**Exercise task:**
Select the lines that contain "this" and copy each of them.

**Data supplied:**
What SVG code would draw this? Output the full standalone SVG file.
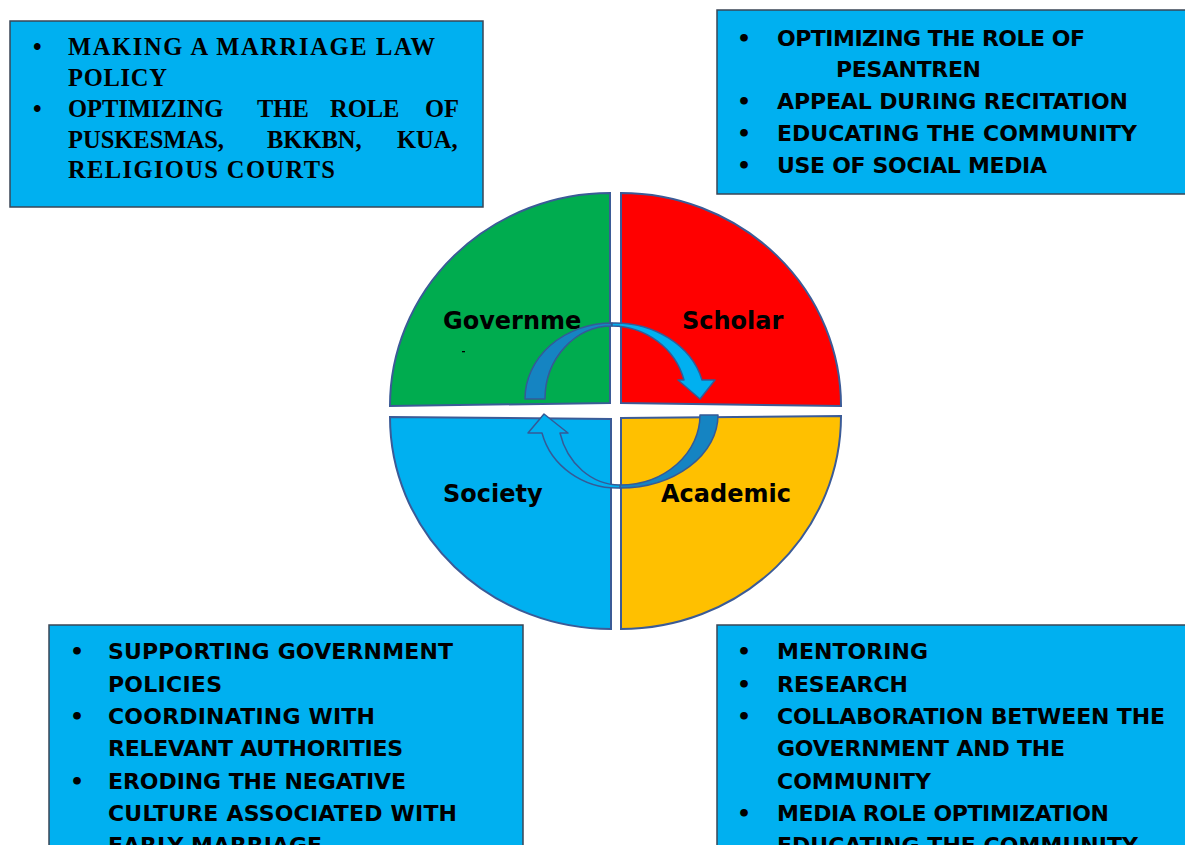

==

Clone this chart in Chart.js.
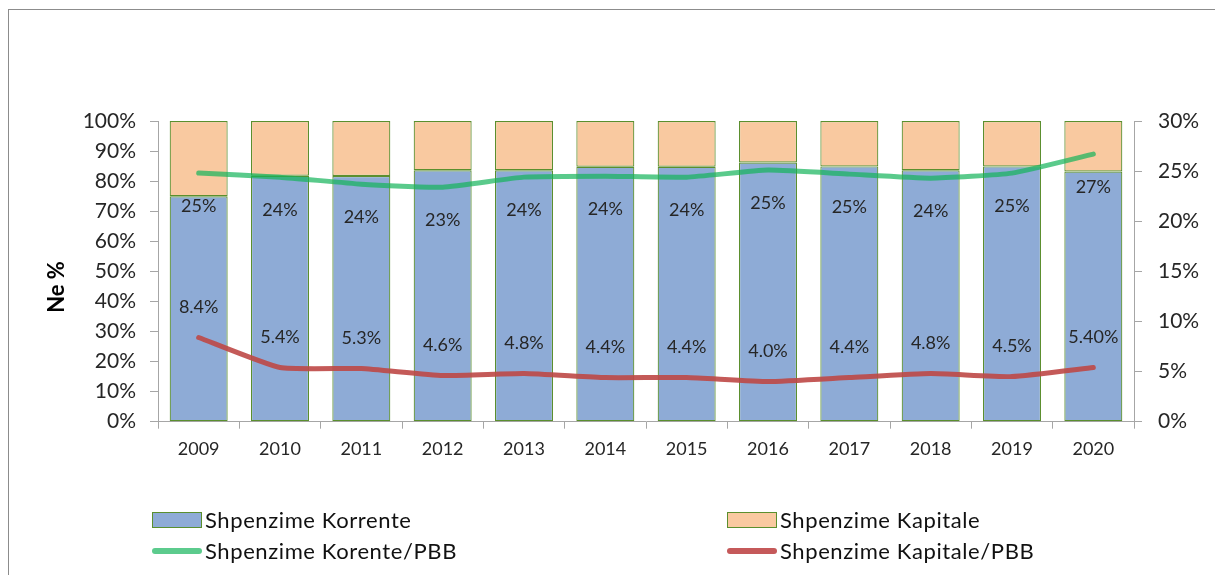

* * *

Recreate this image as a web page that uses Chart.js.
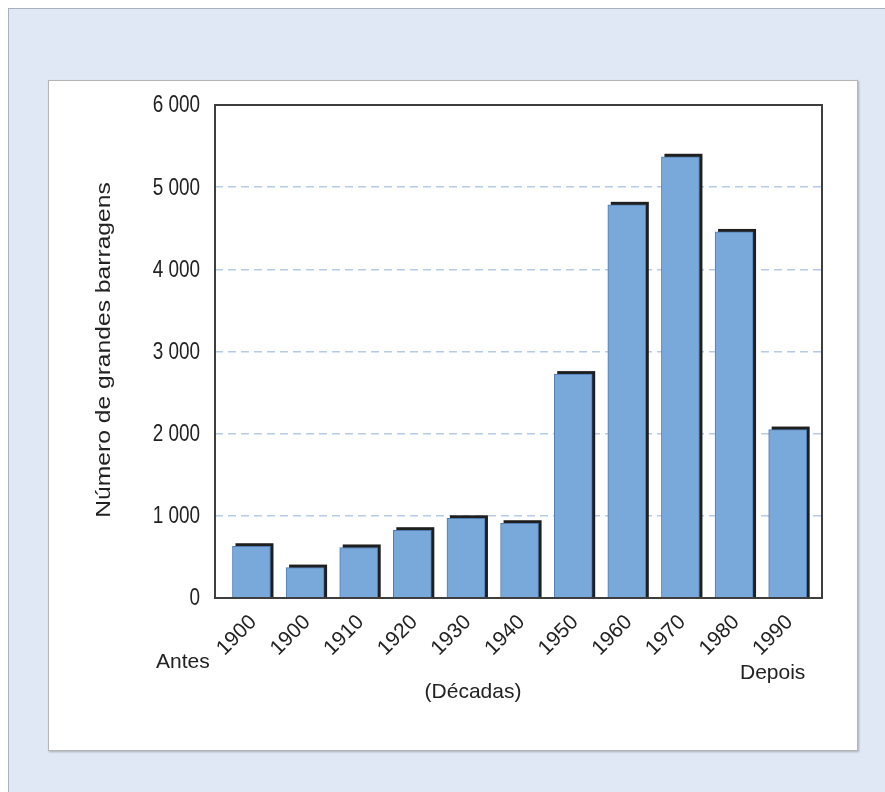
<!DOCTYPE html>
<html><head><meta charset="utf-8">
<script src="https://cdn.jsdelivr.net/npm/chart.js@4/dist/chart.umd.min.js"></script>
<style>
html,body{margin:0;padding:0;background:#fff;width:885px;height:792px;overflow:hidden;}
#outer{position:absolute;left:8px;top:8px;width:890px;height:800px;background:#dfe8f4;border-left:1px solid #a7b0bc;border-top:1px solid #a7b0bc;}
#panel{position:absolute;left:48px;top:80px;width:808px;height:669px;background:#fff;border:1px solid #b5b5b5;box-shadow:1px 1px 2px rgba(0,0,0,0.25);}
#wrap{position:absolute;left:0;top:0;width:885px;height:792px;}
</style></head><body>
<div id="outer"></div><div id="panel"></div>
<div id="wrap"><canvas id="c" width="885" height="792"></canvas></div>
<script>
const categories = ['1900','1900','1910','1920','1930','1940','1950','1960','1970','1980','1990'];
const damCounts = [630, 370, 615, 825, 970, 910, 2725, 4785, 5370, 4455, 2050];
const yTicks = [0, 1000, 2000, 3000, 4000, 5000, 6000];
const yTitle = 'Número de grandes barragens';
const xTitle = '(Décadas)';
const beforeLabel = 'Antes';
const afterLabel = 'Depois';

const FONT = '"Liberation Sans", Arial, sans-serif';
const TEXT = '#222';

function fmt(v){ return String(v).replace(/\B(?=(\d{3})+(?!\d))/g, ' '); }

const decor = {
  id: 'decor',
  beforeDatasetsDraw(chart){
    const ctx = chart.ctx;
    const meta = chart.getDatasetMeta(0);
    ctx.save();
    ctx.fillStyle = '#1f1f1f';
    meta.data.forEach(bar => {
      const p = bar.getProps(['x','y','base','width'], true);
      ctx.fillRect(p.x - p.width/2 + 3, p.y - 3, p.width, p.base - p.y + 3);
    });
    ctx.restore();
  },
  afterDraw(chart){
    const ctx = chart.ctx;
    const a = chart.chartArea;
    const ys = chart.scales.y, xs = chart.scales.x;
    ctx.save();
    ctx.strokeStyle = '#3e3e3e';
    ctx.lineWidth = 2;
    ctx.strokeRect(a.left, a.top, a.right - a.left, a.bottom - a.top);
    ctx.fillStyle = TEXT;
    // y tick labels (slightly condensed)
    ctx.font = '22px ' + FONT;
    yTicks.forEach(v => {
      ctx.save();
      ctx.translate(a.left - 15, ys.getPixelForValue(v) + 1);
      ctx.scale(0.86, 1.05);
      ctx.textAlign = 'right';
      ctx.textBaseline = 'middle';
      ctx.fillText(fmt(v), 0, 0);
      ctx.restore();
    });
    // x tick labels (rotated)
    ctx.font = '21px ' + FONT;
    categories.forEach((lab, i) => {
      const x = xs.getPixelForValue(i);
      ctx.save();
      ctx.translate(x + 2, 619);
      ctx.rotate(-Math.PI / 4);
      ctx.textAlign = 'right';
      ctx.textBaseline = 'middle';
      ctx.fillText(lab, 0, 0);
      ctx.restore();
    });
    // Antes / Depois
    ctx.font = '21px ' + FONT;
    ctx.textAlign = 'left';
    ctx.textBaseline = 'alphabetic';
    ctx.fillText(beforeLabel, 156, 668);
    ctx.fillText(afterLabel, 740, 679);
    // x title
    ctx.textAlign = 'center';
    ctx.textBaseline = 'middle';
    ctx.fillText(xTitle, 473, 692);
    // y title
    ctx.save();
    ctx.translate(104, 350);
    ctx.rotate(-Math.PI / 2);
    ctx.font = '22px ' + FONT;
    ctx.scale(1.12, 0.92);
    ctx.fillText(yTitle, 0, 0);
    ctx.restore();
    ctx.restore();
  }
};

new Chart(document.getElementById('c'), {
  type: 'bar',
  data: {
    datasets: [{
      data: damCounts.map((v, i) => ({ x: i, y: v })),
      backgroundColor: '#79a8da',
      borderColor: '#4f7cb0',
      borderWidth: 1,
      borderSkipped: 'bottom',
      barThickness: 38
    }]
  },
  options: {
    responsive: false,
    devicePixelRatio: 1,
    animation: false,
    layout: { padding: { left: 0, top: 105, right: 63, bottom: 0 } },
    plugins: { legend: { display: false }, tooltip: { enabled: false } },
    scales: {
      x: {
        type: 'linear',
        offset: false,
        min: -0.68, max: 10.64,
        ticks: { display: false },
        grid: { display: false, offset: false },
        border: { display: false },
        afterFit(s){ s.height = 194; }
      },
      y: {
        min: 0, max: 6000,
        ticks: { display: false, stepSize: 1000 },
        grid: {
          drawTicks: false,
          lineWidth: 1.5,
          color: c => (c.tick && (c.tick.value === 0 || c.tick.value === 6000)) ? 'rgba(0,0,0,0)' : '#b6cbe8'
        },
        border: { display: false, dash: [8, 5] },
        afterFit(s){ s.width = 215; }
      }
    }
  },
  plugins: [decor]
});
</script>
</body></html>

**The answer:**
What SVG code would draw this? Output the full standalone SVG file.
Clone this chart in Chart.js.
Recreate this image as a web page that uses Chart.js.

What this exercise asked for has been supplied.